[COLLECTED MATERIAL]
######
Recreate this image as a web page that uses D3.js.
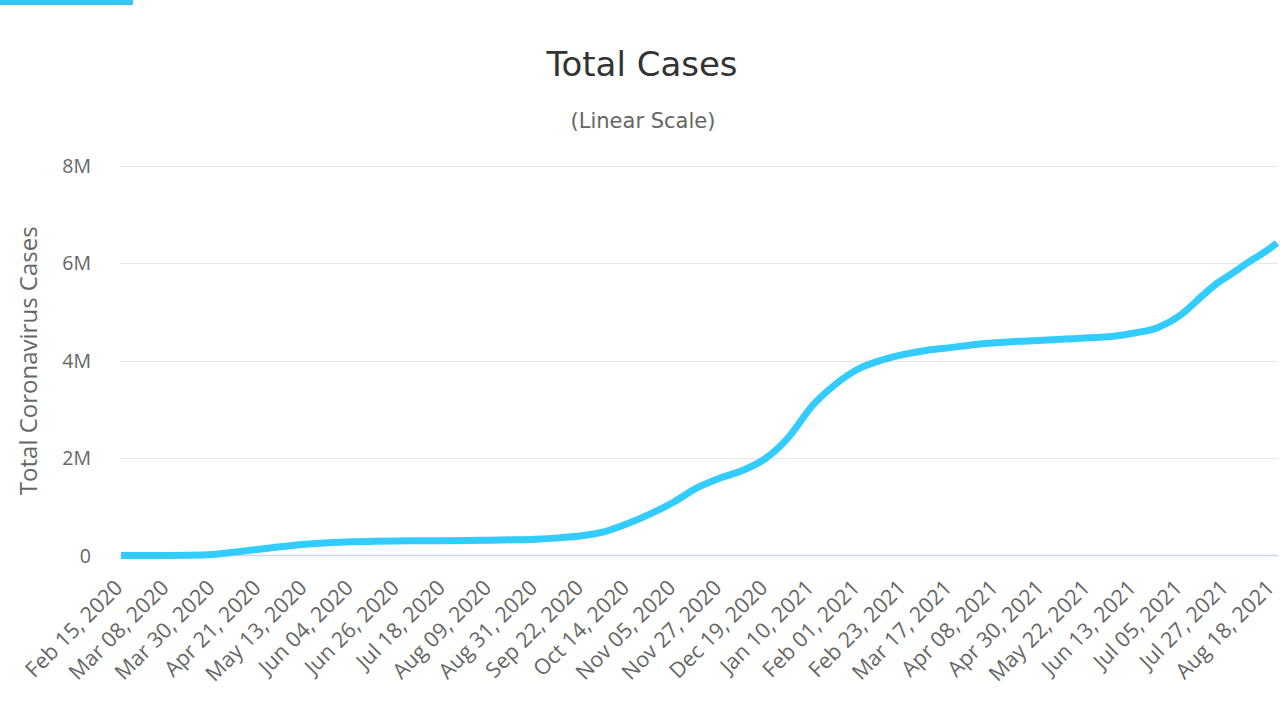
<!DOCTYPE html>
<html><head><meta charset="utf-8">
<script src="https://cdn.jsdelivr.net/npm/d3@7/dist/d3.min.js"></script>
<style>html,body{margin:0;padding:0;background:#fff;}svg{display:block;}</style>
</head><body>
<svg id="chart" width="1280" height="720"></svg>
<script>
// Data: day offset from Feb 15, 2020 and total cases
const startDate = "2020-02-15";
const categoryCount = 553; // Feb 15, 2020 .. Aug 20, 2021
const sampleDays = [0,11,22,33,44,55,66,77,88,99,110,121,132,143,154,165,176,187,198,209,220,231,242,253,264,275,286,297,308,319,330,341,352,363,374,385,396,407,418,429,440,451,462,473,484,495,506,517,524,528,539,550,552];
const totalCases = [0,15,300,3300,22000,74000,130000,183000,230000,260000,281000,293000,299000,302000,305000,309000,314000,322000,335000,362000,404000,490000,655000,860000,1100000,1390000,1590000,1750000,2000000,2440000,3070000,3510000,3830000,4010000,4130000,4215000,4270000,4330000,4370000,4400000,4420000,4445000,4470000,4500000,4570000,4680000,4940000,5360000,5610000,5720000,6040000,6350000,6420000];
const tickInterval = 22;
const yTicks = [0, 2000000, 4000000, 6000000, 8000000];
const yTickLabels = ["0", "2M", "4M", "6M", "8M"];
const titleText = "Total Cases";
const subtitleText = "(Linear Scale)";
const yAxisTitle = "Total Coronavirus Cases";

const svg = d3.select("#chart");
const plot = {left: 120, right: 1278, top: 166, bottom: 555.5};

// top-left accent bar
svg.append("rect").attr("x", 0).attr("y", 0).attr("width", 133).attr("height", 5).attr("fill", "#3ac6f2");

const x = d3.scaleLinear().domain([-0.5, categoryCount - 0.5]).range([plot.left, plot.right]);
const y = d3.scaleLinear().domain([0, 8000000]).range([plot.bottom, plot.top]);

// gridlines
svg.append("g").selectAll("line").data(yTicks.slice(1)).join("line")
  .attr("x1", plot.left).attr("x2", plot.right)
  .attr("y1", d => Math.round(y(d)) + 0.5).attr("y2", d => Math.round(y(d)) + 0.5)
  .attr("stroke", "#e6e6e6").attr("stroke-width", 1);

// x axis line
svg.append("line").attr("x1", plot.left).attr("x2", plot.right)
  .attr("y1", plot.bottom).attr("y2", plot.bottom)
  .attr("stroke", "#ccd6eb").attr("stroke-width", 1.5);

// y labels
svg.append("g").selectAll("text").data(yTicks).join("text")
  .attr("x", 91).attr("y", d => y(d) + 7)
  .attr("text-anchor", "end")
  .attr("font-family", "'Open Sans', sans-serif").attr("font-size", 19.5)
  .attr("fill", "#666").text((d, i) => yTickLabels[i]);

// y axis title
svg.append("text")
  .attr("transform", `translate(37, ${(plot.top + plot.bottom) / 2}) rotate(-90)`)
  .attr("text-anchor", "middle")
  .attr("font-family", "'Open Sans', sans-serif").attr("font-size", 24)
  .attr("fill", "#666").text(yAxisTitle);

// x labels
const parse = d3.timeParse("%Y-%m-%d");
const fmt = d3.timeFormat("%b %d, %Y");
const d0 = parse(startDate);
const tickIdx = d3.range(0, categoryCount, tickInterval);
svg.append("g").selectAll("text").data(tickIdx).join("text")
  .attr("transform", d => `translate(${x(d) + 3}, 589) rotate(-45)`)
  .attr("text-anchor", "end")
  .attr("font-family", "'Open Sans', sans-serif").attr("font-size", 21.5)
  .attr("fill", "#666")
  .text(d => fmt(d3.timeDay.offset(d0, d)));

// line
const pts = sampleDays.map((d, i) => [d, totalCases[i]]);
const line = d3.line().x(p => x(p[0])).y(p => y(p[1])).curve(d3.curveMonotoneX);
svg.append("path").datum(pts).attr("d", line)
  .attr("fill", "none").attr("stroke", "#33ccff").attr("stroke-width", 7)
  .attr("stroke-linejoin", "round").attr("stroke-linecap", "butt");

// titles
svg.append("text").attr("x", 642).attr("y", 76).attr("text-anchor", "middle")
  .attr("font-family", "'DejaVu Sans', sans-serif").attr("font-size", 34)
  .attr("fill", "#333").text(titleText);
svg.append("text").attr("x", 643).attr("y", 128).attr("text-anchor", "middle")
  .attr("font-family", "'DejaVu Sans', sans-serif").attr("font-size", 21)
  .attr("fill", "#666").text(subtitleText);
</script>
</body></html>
######
Set down all the data again exactly as above, pictures excluded.

[CORRECT RESULT]
Recreate this image as a web page that uses D3.js.
<!DOCTYPE html>
<html><head><meta charset="utf-8">
<script src="https://cdn.jsdelivr.net/npm/d3@7/dist/d3.min.js"></script>
<style>html,body{margin:0;padding:0;background:#fff;}svg{display:block;}</style>
</head><body>
<svg id="chart" width="1280" height="720"></svg>
<script>
// Data: day offset from Feb 15, 2020 and total cases
const startDate = "2020-02-15";
const categoryCount = 553; // Feb 15, 2020 .. Aug 20, 2021
const sampleDays = [0,11,22,33,44,55,66,77,88,99,110,121,132,143,154,165,176,187,198,209,220,231,242,253,264,275,286,297,308,319,330,341,352,363,374,385,396,407,418,429,440,451,462,473,484,495,506,517,524,528,539,550,552];
const totalCases = [0,15,300,3300,22000,74000,130000,183000,230000,260000,281000,293000,299000,302000,305000,309000,314000,322000,335000,362000,404000,490000,655000,860000,1100000,1390000,1590000,1750000,2000000,2440000,3070000,3510000,3830000,4010000,4130000,4215000,4270000,4330000,4370000,4400000,4420000,4445000,4470000,4500000,4570000,4680000,4940000,5360000,5610000,5720000,6040000,6350000,6420000];
const tickInterval = 22;
const yTicks = [0, 2000000, 4000000, 6000000, 8000000];
const yTickLabels = ["0", "2M", "4M", "6M", "8M"];
const titleText = "Total Cases";
const subtitleText = "(Linear Scale)";
const yAxisTitle = "Total Coronavirus Cases";

const svg = d3.select("#chart");
const plot = {left: 120, right: 1278, top: 166, bottom: 555.5};

// top-left accent bar
svg.append("rect").attr("x", 0).attr("y", 0).attr("width", 133).attr("height", 5).attr("fill", "#3ac6f2");

const x = d3.scaleLinear().domain([-0.5, categoryCount - 0.5]).range([plot.left, plot.right]);
const y = d3.scaleLinear().domain([0, 8000000]).range([plot.bottom, plot.top]);

// gridlines
svg.append("g").selectAll("line").data(yTicks.slice(1)).join("line")
  .attr("x1", plot.left).attr("x2", plot.right)
  .attr("y1", d => Math.round(y(d)) + 0.5).attr("y2", d => Math.round(y(d)) + 0.5)
  .attr("stroke", "#e6e6e6").attr("stroke-width", 1);

// x axis line
svg.append("line").attr("x1", plot.left).attr("x2", plot.right)
  .attr("y1", plot.bottom).attr("y2", plot.bottom)
  .attr("stroke", "#ccd6eb").attr("stroke-width", 1.5);

// y labels
svg.append("g").selectAll("text").data(yTicks).join("text")
  .attr("x", 91).attr("y", d => y(d) + 7)
  .attr("text-anchor", "end")
  .attr("font-family", "'Open Sans', sans-serif").attr("font-size", 19.5)
  .attr("fill", "#666").text((d, i) => yTickLabels[i]);

// y axis title
svg.append("text")
  .attr("transform", `translate(37, ${(plot.top + plot.bottom) / 2}) rotate(-90)`)
  .attr("text-anchor", "middle")
  .attr("font-family", "'Open Sans', sans-serif").attr("font-size", 24)
  .attr("fill", "#666").text(yAxisTitle);

// x labels
const parse = d3.timeParse("%Y-%m-%d");
const fmt = d3.timeFormat("%b %d, %Y");
const d0 = parse(startDate);
const tickIdx = d3.range(0, categoryCount, tickInterval);
svg.append("g").selectAll("text").data(tickIdx).join("text")
  .attr("transform", d => `translate(${x(d) + 3}, 589) rotate(-45)`)
  .attr("text-anchor", "end")
  .attr("font-family", "'Open Sans', sans-serif").attr("font-size", 21.5)
  .attr("fill", "#666")
  .text(d => fmt(d3.timeDay.offset(d0, d)));

// line
const pts = sampleDays.map((d, i) => [d, totalCases[i]]);
const line = d3.line().x(p => x(p[0])).y(p => y(p[1])).curve(d3.curveMonotoneX);
svg.append("path").datum(pts).attr("d", line)
  .attr("fill", "none").attr("stroke", "#33ccff").attr("stroke-width", 7)
  .attr("stroke-linejoin", "round").attr("stroke-linecap", "butt");

// titles
svg.append("text").attr("x", 642).attr("y", 76).attr("text-anchor", "middle")
  .attr("font-family", "'DejaVu Sans', sans-serif").attr("font-size", 34)
  .attr("fill", "#333").text(titleText);
svg.append("text").attr("x", 643).attr("y", 128).attr("text-anchor", "middle")
  .attr("font-family", "'DejaVu Sans', sans-serif").attr("font-size", 21)
  .attr("fill", "#666").text(subtitleText);
</script>
</body></html>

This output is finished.